• [Required work] Pictures do not belong in the copy, so please give every entry below again exactly.

• [Exercise data]
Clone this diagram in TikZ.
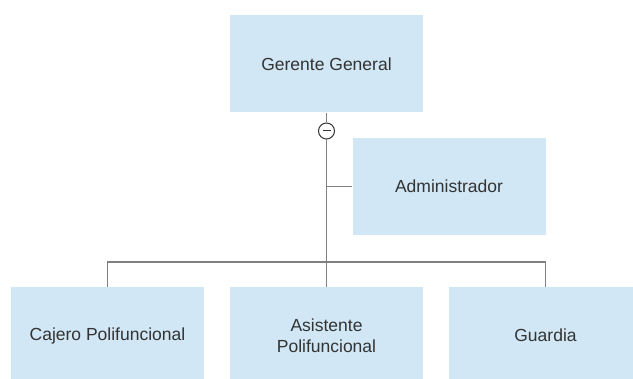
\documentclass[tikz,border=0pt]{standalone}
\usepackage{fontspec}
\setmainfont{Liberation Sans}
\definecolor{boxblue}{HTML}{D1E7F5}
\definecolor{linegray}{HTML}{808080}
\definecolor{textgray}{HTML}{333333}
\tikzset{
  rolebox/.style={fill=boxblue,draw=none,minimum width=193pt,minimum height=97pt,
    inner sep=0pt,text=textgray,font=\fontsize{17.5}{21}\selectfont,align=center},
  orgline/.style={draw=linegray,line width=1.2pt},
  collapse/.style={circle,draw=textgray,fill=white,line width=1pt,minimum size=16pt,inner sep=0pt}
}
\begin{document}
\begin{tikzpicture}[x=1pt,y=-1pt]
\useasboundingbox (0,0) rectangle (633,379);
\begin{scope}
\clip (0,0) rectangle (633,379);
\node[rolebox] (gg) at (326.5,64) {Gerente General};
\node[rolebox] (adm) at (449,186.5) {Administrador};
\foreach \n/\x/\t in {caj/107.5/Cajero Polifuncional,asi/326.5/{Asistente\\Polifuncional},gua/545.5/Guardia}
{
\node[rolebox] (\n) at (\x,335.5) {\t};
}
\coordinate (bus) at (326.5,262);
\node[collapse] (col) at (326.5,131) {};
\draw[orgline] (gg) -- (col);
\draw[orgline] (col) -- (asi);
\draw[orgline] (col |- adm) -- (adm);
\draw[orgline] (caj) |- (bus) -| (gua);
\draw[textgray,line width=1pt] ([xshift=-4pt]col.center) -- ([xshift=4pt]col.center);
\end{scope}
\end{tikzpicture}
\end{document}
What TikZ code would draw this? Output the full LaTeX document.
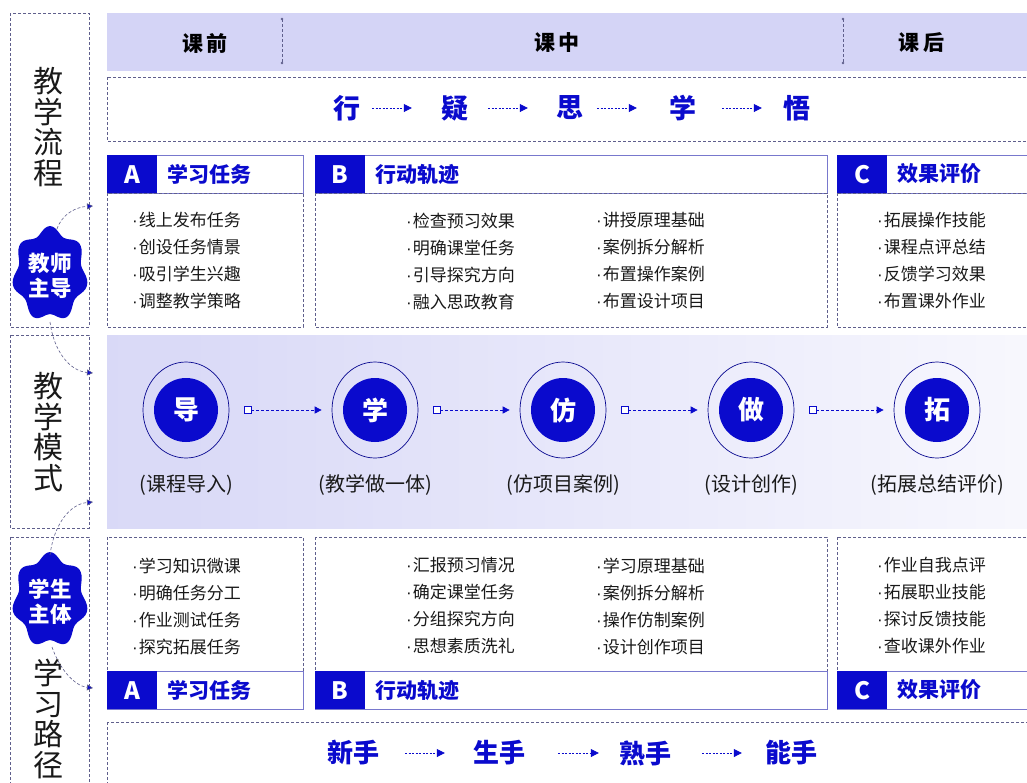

• [Response]
Clone this diagram in TikZ.
\documentclass[tikz,border=0pt]{standalone}
\usepackage{fontspec}
\setmainfont{Liberation Sans}
\definecolor{boxblue}{HTML}{D1E7F5}
\definecolor{linegray}{HTML}{808080}
\definecolor{textgray}{HTML}{333333}
\tikzset{
  rolebox/.style={fill=boxblue,draw=none,minimum width=193pt,minimum height=97pt,
    inner sep=0pt,text=textgray,font=\fontsize{17.5}{21}\selectfont,align=center},
  orgline/.style={draw=linegray,line width=1.2pt},
  collapse/.style={circle,draw=textgray,fill=white,line width=1pt,minimum size=16pt,inner sep=0pt}
}
\begin{document}
\begin{tikzpicture}[x=1pt,y=-1pt]
\useasboundingbox (0,0) rectangle (633,379);
\begin{scope}
\clip (0,0) rectangle (633,379);
\node[rolebox] (gg) at (326.5,64) {Gerente General};
\node[rolebox] (adm) at (449,186.5) {Administrador};
\foreach \n/\x/\t in {caj/107.5/Cajero Polifuncional,asi/326.5/{Asistente\\Polifuncional},gua/545.5/Guardia}
{
\node[rolebox] (\n) at (\x,335.5) {\t};
}
\coordinate (bus) at (326.5,262);
\node[collapse] (col) at (326.5,131) {};
\draw[orgline] (gg) -- (col);
\draw[orgline] (col) -- (asi);
\draw[orgline] (col |- adm) -- (adm);
\draw[orgline] (caj) |- (bus) -| (gua);
\draw[textgray,line width=1pt] ([xshift=-4pt]col.center) -- ([xshift=4pt]col.center);
\end{scope}
\end{tikzpicture}
\end{document}
What TikZ code would draw this? Output the full LaTeX document.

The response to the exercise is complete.